Madison Bumgarner appears to be slowing down in the second half due to tiredness, posting a 4.84 ERA in September and a strikeout-to-walk ratio of 2.11, much different from his season K/BB rate of 3.98. 

Tim Lincecum, while improving in the second half, lowering his ERA to under 5.00 (albeit briefly) and maintaining a high strikeout rate, just isn’t the pitcher he was in 2010 and certainly won’t magically re-appear, at least not this year.

One can toss out a good luck/bad luck, BABIP (batting average of balls in play) this, BABIP that argument, but he just isn’t as efficient and has trouble locating the fastball in all situations. 

Even with Bumgarner’s and Lincecum’s recent struggles, they have the postseason experience to warrant starting honors. It is the next two pitchers in the previously vaunted starting rotation that are providing the dilemma. 

One of those is Barry Zito, the pitcher ridiculed for his inability to live up to his enormous contract but that has been pitching spectacularly of late (although when looking into the stats, he is relatively the same pitcher).

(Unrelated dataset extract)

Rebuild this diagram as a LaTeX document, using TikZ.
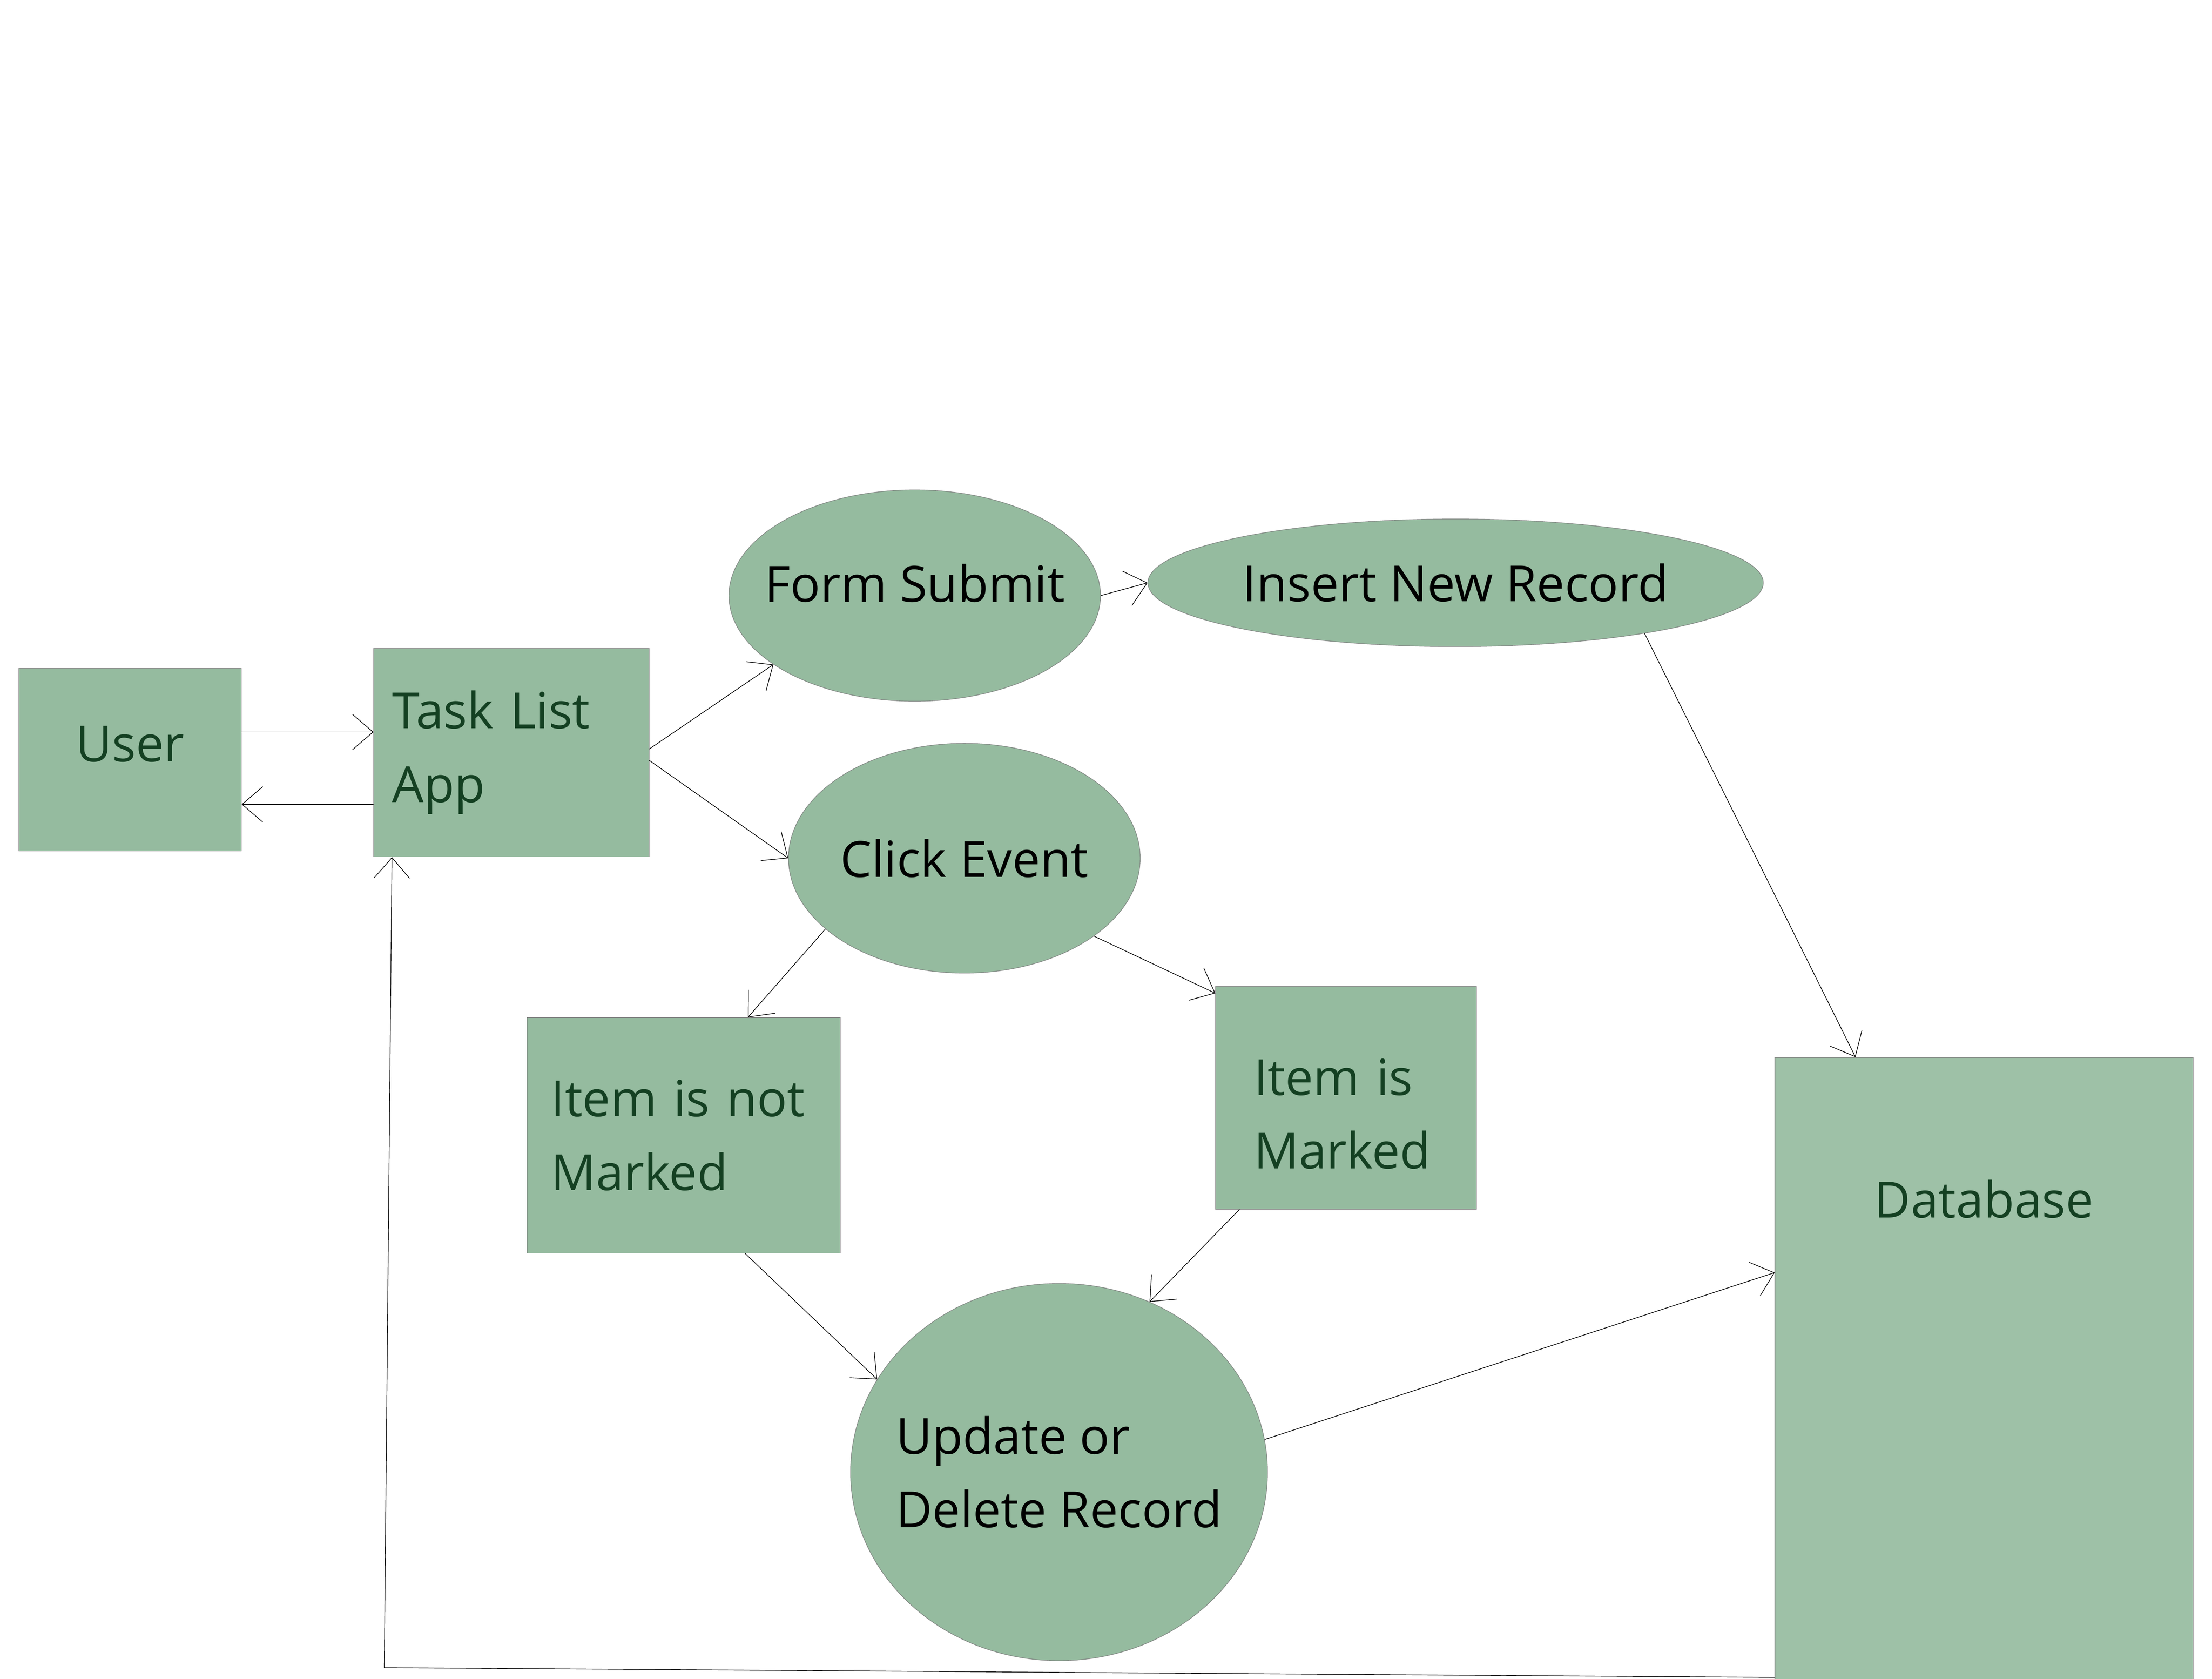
\documentclass[tikz,border=0pt]{standalone}
\usepackage{fontspec}
\setmainfont{Open Sans}
\usepackage{tikz}
\usetikzlibrary{arrows.meta,positioning,shapes.geometric}

\definecolor{boxgreen}{RGB}{149,187,159}
\definecolor{dbgreen}{RGB}{158,193,167}
\definecolor{textgreen}{RGB}{20,64,34}

\begin{document}
\begin{tikzpicture}[>={Straight Barb[length=0.29cm,width=0.5cm]}, line width=0.25pt]
	\tikzstyle{box}=[rectangle, draw=gray, fill=boxgreen, text=textgreen,
		font=\fontsize{20}{29.6}\selectfont, inner sep=0pt]
	\tikzstyle{bubble}=[ellipse, draw=gray!80!boxgreen, fill=boxgreen, text=black,
		font=\fontsize{20}{29.6}\selectfont, inner sep=-1.2cm]
	\useasboundingbox (0,0) rectangle (31.2,-23.68);
	% % Nodes
	% user
	\node[box, anchor=north west, minimum width=3.14cm, minimum height=2.58cm,
		  text depth=0.45cm]
	(user) at (0.26,-9.42) {User};
	% task list app
	\node[box, below right=-0.28cm and 1.86cm of user.north east,
		  minimum width=3.88cm, minimum height=2.94cm,
		  text width=3.36cm, inner xsep=0.26cm, align=left]
	(app)
	{Task List\\App};
	% form submit
	\node[bubble, above right=0.74cm and 1.12cm of app.north east, anchor=west,
		  minimum width=5.24cm, minimum height=2.98cm, text depth=0.36cm]
	(form)
	{Form Submit};
	% insert new record
	\node[bubble, above right=0.18cm and 0.66cm of form.east, anchor=west,
		  minimum width=8.68cm, minimum height=1.8cm]
	(insert)
	{Insert New Record};
	% click event
	\node[bubble, below right=1.49cm and 1.96cm of app.east, anchor=west,
		  minimum width=4.96cm, minimum height=3.24cm]
	(click)
	{Click Event};
	% item is not marked
	\node[box, below right=2.26cm and 2.16cm of app.south west,
		  minimum width=4.42cm, minimum height=3.32cm,
		  text width=3.74cm, inner xsep=0.34cm, align=left]
	(notmarked)
	{Item is not\\Marked};
	% item is marked
	\node[box, below right=0.18cm and 3.54cm of click.south,
		  minimum width=3.68cm, minimum height=3.14cm,
		  text width=2.6cm, inner xsep=0.54cm, align=left, text height=0.97cm]
	(marked)
	{Item is\\Marked};
	% update or delete record
	\node[bubble, below right=0.42cm and 3.08cm of notmarked.south east, anchor=north,
		  minimum width=5.88cm, minimum height=5.32cm, align=left]
	(update)
	{Update or\\Delete Record};
	% database
	\node[box, fill=dbgreen, below right=1cm and 4.2cm of marked.north east,
		  minimum width=5.9cm, text height=2.26cm, text depth=6.84cm]
	(db)
	{Database};
	\coordinate (back) at (5.42,-23.52);
	% % Connectors
	\draw [->] ([yshift=.39cm]user.east) -- ([yshift=.39cm]user.east -| app.west);
	\draw [->] ([yshift=-.63cm]user.east -| app.west) -- ([yshift=-.63cm]user.east);
	\draw [->] ([yshift=.05cm]app.east) -- (form.206);
	\draw [->] ([yshift=-.11cm]app.east) -- (click.west);
	\draw [->] (form.east) -- (insert.west);
	\draw [->] (insert.345) -- ([xshift=1.14cm]db.north west);
	\draw [->] (click.207) -- ([xshift=3.12cm]notmarked.north west);
	\draw [->] (click.329) -- ([yshift=-.1cm]marked.north west);
	\draw [->] ([xshift=3.08cm]notmarked.south west) -- (update.153);
	\draw [->] ([xshift=.34cm]marked.south west) -- (update.62);
	\draw [->] (update.9) -- ([yshift=-3.04cm]db.north west);
	\draw [->] ([yshift=.36cm]db.south west) -- (back) -- ([xshift=.26cm]app.south west);
\end{tikzpicture}
\end{document}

The other feel-good story is Ryan Vogelsong, who had a phenomenal first half followed by a disastrous seven-start stretch where he couldn’t get anyone out due to lack of command and plain stubbornness with his fastball. 

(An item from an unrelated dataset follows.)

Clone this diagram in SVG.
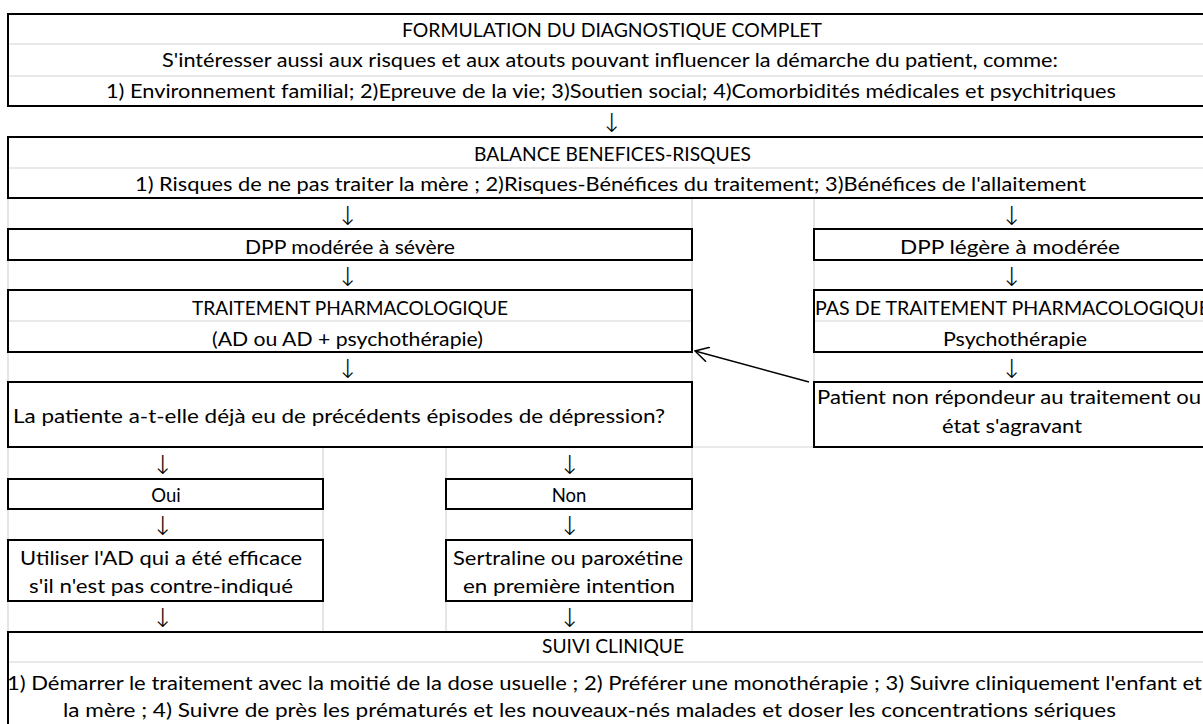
<svg xmlns="http://www.w3.org/2000/svg" width="1203" height="724" viewBox="0 0 1203 724">
<defs>
<style>
.box{fill:#fff;stroke:#000;stroke-width:2}
.grid{stroke:#d4d4d4;stroke-width:1.2;fill:none}
.t{font-family:Lato,"Liberation Sans",sans-serif;font-size:18.5px;fill:#000;text-anchor:middle}
.ts{font-family:Lato,"Liberation Sans",sans-serif;font-size:18.5px;fill:#000;text-anchor:start}
.arr{font-family:"DejaVu Sans",sans-serif;font-weight:200;font-size:26px;fill:#000;text-anchor:middle}
.link{stroke:#000;stroke-width:1.5;fill:none}
</style>
<marker id="open" viewBox="0 0 15 16" refX="14" refY="8" markerWidth="15" markerHeight="16" markerUnits="userSpaceOnUse" orient="auto">
<path d="M0.5,0.5 L14,8 L0.5,15.5" fill="none" stroke="#000" stroke-width="1.5"/>
</marker>
</defs>
<rect width="1203" height="724" fill="#fff"/>

<g id="gridlines">
<line class="grid" x1="692" y1="198" x2="692" y2="447"/>
<line class="grid" x1="814" y1="198" x2="814" y2="447"/>
<line class="grid" x1="8" y1="198" x2="8" y2="632"/>
<line class="grid" x1="692" y1="447" x2="814" y2="447"/>
<line class="grid" x1="323" y1="447" x2="323" y2="632"/>
<line class="grid" x1="446" y1="447" x2="446" y2="632"/>
<line class="grid" x1="692" y1="447" x2="692" y2="632"/>
</g>

<g id="n-formulation">
<rect class="box" x="8" y="14" width="1210" height="92"/>
<line class="grid" x1="9" y1="44" x2="1203" y2="44"/>
<line class="grid" x1="9" y1="76" x2="1203" y2="76"/>
<text class="t" x="612" y="37" textLength="420" lengthAdjust="spacingAndGlyphs">FORMULATION DU DIAGNOSTIQUE COMPLET</text>
<text class="t" x="610" y="67" textLength="896" lengthAdjust="spacingAndGlyphs">S'intéresser aussi aux risques et aux atouts pouvant influencer la démarche du patient, comme:</text>
<text class="t" x="611" y="98" textLength="1010" lengthAdjust="spacingAndGlyphs">1) Environnement familial; 2)Epreuve de la vie; 3)Soutien social; 4)Comorbidités médicales et psychitriques</text>
</g>

<g id="n-balance">
<rect class="box" x="8" y="137" width="1210" height="61"/>
<line class="grid" x1="9" y1="168" x2="1203" y2="168"/>
<text class="t" x="612.5" y="160.5" textLength="277" lengthAdjust="spacingAndGlyphs">BALANCE BENEFICES-RISQUES</text>
<text class="t" x="610.5" y="191" textLength="951" lengthAdjust="spacingAndGlyphs">1) Risques de ne pas traiter la mère ; 2)Risques-Bénéfices du traitement; 3)Bénéfices de l'allaitement</text>
</g>

<g id="n-dpp-severe">
<rect class="box" x="8" y="229" width="684" height="31"/>
<text class="t" x="350" y="254" textLength="210" lengthAdjust="spacingAndGlyphs">DPP modérée à sévère</text>
</g>

<g id="n-traitement">
<rect class="box" x="8" y="290" width="684" height="62"/>
<line class="grid" x1="9" y1="321" x2="691" y2="321"/>
<text class="t" x="350" y="315" textLength="316" lengthAdjust="spacingAndGlyphs">TRAITEMENT PHARMACOLOGIQUE</text>
<text class="t" x="347.5" y="345.5" textLength="271" lengthAdjust="spacingAndGlyphs">(AD ou AD + psychothérapie)</text>
</g>

<g id="n-question">
<rect class="box" x="8" y="382" width="684" height="65"/>
<text class="t" x="339" y="422.5" textLength="652" lengthAdjust="spacingAndGlyphs">La patiente a-t-elle déjà eu de précédents épisodes de dépression?</text>
</g>

<g id="n-dpp-legere">
<rect class="box" x="814" y="229" width="400" height="31"/>
<text class="t" x="1010" y="254" textLength="220" lengthAdjust="spacingAndGlyphs">DPP légère à modérée</text>
</g>

<g id="n-pas-traitement">
<rect class="box" x="814" y="290" width="400" height="62"/>
<line class="grid" x1="815" y1="321" x2="1203" y2="321"/>
<text class="ts" x="815" y="315" textLength="395" lengthAdjust="spacingAndGlyphs">PAS DE TRAITEMENT PHARMACOLOGIQUE</text>
<text class="t" x="1015" y="345.5" textLength="144" lengthAdjust="spacingAndGlyphs">Psychothérapie</text>
</g>

<g id="n-non-repondeur">
<rect class="box" x="814" y="382" width="400" height="65"/>
<text class="t" x="1009" y="404" textLength="384" lengthAdjust="spacingAndGlyphs">Patient non répondeur au traitement ou</text>
<text class="t" x="1012" y="433" textLength="140" lengthAdjust="spacingAndGlyphs">état s'agravant</text>
</g>

<g id="n-oui">
<rect class="box" x="8" y="479" width="315" height="30"/>
<text class="t" x="166" y="501.5">Oui</text>
</g>

<g id="n-non">
<rect class="box" x="446" y="479" width="246" height="30"/>
<text class="t" x="569" y="501.5">Non</text>
</g>

<g id="n-utiliser">
<rect class="box" x="8" y="540" width="315" height="61"/>
<text class="t" x="161" y="565" textLength="282" lengthAdjust="spacingAndGlyphs">Utiliser l'AD qui a été efficace</text>
<text class="t" x="161" y="593" textLength="264" lengthAdjust="spacingAndGlyphs">s'il n'est pas contre-indiqué</text>
</g>

<g id="n-sertraline">
<rect class="box" x="446" y="540" width="246" height="61"/>
<text class="t" x="568" y="565" textLength="230" lengthAdjust="spacingAndGlyphs">Sertraline ou paroxétine</text>
<text class="t" x="569" y="593" textLength="212" lengthAdjust="spacingAndGlyphs">en première intention</text>
</g>

<g id="n-suivi">
<rect class="box" x="8" y="632" width="1210" height="100"/>
<line class="grid" x1="9" y1="662" x2="1203" y2="662"/>
<text class="t" x="613" y="653" textLength="142" lengthAdjust="spacingAndGlyphs">SUIVI CLINIQUE</text>
<text class="t" x="604.5" y="690" textLength="1195" lengthAdjust="spacingAndGlyphs">1) Démarrer le traitement avec la moitié de la dose usuelle ; 2) Préférer une monothérapie ; 3) Suivre cliniquement l'enfant et</text>
<text class="t" x="589.5" y="717" textLength="1053" lengthAdjust="spacingAndGlyphs">la mère ; 4) Suivre de près les prématurés et les nouveaux-nés malades et doser les concentrations sériques</text>
</g>

<g id="connectors">
<text class="arr" x="612" y="132">↓</text>
<text class="arr" x="348" y="224.5">↓</text>
<text class="arr" x="1012" y="224.5">↓</text>
<text class="arr" x="348" y="285.5">↓</text>
<text class="arr" x="1012" y="285.5">↓</text>
<text class="arr" x="348" y="377.5">↓</text>
<text class="arr" x="1012" y="377.5">↓</text>
<text class="arr" x="163" y="474">↓</text>
<text class="arr" x="570" y="474">↓</text>
<text class="arr" x="163" y="535">↓</text>
<text class="arr" x="570" y="535">↓</text>
<text class="arr" x="163" y="627">↓</text>
<text class="arr" x="570" y="627">↓</text>
<line class="link" x1="809" y1="382" x2="695" y2="351" marker-end="url(#open)"/>
</g>
</svg>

So who starts Game 4? Give it to the man asked to sit out the entire 2010 playoffs searching for redemption, or keep the pitcher who wasn’t even pitching in the MLB just two years ago a chance to continue that storybook ending?

The answer is both. It doesn’t matter who starts; both will be able to pitch in the same game. Right now, even with Vogelsong’s strong last two starts, neither pitcher is good enough to get through six to seven innings unscathed against the high-octane offenses of the Cincinnati Reds or Washington Nationals.

Keeping both starters in to face the lineup only twice will limit the damage. Pitching either Zito/Vogelsong for the first three or four innings and the other the latter three or four will work. 

It may seem a little outlandish but it isn’t out of the question of having a tag-along pitcher. The Colorado Rockies did it this year (with little success, but that’s mostly a testament to how bad their pitching is) and it would behoove the Giants not to at least try. 

In reality, all the Giants need is to have one pitcher get hot. Matt Cain is the ace and Bumgarner’s regular-season totals back him as a solid No. 2, but the most important aspect of their success will be whether Lincecum, Zito or Vogelsong can pitch well. 

It doesn’t matter who is starting or who isn’t. Both Zito and Vogelsong will have opportunities to shine. Fortunately and somewhat surprisingly, they won’t have to be perfect because the offense has shown its ability to carry the team, something that hasn’t been said since the 2002 playoffs. 

The Giants are hoping this one ends like 2010 instead.